### WRITTEN REQUEST
Starting at the first line of the data, print each line verbatim up to and including the line bearing "plt.rcParams['font.family'] = ['Liberation", omitting pictures.

### MATERIAL FOR THE TASK
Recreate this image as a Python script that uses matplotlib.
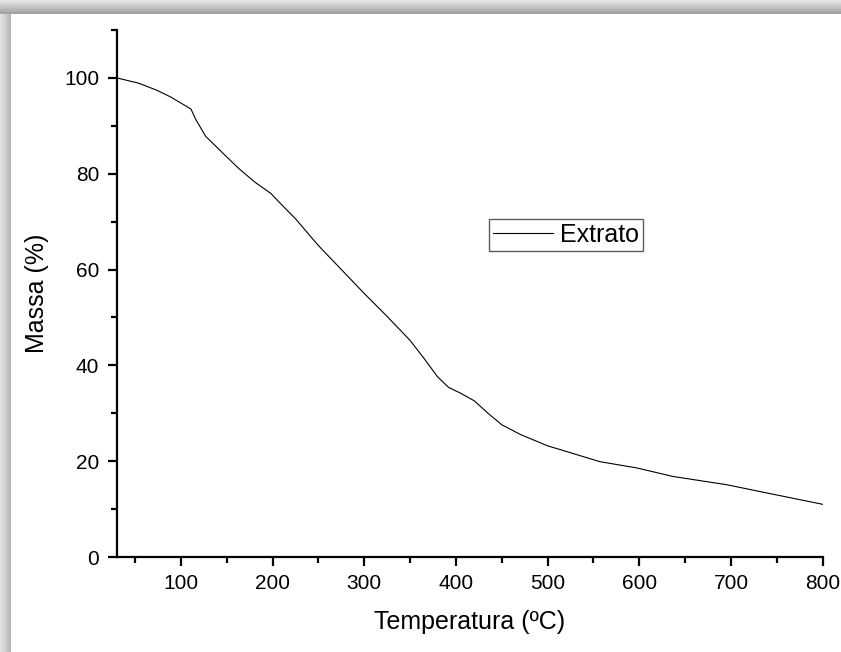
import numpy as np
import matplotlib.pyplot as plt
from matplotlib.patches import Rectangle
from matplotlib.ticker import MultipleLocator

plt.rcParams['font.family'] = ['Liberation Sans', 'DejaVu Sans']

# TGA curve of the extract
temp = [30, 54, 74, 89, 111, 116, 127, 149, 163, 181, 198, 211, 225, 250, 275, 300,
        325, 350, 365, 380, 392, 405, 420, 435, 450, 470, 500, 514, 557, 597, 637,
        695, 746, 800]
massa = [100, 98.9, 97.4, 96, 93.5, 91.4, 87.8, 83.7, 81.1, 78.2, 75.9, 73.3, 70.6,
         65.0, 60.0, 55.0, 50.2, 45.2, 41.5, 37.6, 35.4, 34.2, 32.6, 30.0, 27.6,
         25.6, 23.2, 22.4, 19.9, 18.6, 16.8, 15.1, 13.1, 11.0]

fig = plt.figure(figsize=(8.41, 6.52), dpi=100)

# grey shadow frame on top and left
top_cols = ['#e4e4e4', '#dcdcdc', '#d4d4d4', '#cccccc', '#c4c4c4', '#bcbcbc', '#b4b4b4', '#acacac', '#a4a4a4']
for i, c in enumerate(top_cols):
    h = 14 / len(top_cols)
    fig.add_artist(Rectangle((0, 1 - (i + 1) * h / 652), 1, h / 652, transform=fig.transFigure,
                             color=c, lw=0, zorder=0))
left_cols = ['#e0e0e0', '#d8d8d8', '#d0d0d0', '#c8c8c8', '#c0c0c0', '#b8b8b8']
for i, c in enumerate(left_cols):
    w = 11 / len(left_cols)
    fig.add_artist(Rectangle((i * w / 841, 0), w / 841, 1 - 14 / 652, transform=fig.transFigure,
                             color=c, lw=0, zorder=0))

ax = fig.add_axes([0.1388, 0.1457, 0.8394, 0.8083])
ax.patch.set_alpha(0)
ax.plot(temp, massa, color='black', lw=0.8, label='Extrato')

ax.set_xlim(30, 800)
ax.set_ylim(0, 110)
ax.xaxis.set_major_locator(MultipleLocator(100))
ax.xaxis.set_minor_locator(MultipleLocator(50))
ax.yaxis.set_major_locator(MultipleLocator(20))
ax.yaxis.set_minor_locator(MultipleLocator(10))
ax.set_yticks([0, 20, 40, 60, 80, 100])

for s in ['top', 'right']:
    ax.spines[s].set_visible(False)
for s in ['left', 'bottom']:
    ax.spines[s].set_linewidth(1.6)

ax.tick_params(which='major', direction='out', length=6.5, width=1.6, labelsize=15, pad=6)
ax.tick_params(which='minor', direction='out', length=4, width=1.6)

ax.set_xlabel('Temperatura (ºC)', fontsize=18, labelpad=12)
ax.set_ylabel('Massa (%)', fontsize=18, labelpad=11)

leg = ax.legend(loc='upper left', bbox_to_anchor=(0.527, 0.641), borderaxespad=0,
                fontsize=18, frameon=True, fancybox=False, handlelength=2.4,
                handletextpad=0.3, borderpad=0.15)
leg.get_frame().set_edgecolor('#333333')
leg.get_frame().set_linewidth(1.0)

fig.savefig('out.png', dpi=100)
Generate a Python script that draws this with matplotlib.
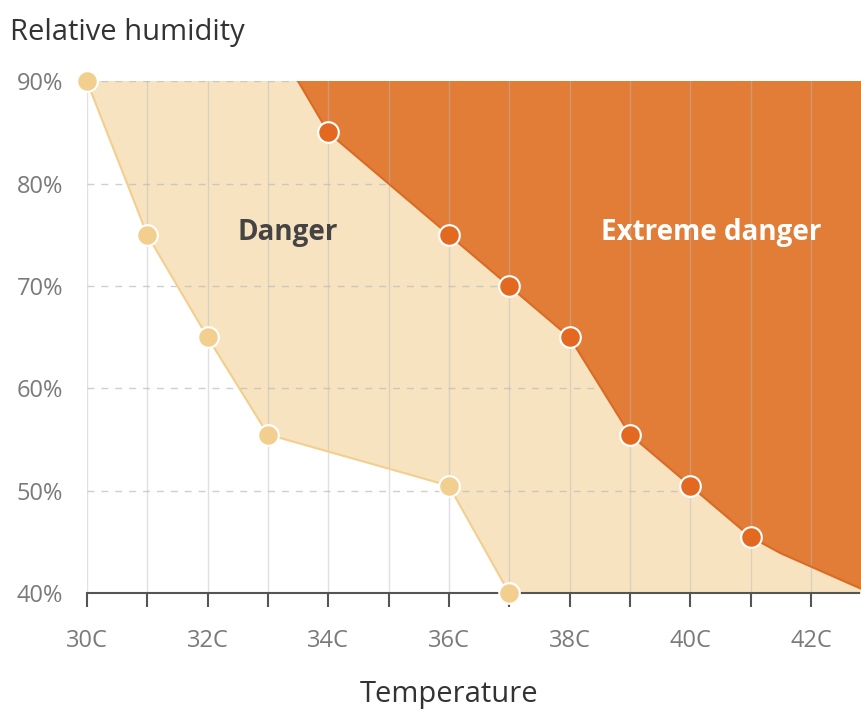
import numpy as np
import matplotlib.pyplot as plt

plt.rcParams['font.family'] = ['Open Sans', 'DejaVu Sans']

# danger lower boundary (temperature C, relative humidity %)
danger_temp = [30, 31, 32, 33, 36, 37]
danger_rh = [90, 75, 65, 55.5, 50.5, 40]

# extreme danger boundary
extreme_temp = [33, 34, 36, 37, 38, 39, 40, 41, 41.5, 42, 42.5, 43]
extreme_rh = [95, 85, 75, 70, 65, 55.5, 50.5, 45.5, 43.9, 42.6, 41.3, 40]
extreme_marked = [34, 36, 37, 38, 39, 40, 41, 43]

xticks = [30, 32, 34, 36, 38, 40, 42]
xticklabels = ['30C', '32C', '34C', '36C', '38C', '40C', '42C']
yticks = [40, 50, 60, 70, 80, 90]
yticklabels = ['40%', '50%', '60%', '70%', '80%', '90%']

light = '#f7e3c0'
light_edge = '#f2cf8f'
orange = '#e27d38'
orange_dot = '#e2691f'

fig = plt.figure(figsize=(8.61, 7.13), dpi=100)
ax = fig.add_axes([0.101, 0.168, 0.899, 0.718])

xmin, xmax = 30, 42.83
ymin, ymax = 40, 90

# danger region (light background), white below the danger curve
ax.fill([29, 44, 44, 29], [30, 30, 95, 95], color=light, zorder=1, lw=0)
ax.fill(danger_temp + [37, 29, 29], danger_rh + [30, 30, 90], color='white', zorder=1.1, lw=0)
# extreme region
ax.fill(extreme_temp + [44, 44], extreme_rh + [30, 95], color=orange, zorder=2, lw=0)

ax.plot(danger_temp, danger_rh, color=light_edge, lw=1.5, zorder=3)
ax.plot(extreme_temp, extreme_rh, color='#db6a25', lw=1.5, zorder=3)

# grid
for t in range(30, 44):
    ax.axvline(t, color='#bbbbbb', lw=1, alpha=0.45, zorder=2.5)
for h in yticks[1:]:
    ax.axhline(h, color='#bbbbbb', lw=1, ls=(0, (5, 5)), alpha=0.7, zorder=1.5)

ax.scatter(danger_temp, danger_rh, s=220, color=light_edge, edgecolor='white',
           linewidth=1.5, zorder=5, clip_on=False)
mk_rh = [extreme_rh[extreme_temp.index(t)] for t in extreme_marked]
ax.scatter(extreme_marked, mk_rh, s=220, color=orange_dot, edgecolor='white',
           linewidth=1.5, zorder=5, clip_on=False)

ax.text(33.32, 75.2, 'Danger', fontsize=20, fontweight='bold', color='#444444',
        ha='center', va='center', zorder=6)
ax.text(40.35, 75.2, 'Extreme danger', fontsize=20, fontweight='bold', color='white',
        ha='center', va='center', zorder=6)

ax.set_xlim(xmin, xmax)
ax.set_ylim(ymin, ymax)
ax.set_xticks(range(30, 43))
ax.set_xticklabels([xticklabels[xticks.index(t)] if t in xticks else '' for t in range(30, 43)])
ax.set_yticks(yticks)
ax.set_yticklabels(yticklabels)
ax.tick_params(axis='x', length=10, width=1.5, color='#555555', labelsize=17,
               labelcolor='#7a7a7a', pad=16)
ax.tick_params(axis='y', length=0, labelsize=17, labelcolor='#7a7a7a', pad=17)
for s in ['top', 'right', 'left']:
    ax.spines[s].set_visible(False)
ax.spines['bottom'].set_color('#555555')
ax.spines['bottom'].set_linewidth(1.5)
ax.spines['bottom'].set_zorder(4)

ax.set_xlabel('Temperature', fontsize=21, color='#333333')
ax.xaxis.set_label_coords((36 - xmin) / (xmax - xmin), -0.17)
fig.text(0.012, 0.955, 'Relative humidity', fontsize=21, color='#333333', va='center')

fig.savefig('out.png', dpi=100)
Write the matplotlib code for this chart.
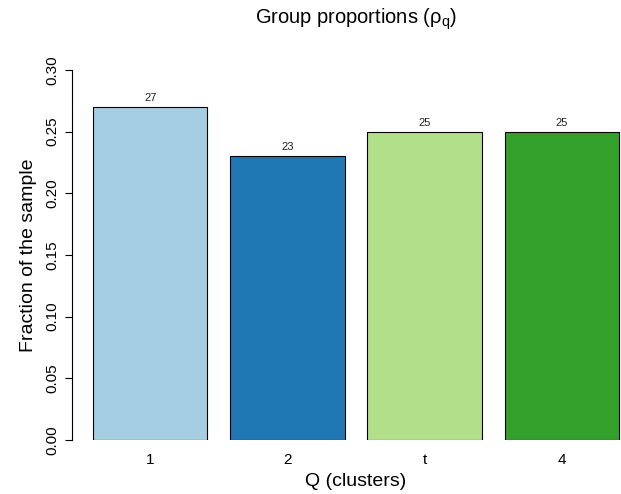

### ANSWER TO THIS TASK
Recreate this image as a Python script that uses matplotlib.
import numpy as np
import matplotlib.pyplot as plt
from matplotlib.patches import Rectangle
from matplotlib.ticker import MultipleLocator

plt.rcParams['font.family'] = ['Liberation Sans', 'DejaVu Sans']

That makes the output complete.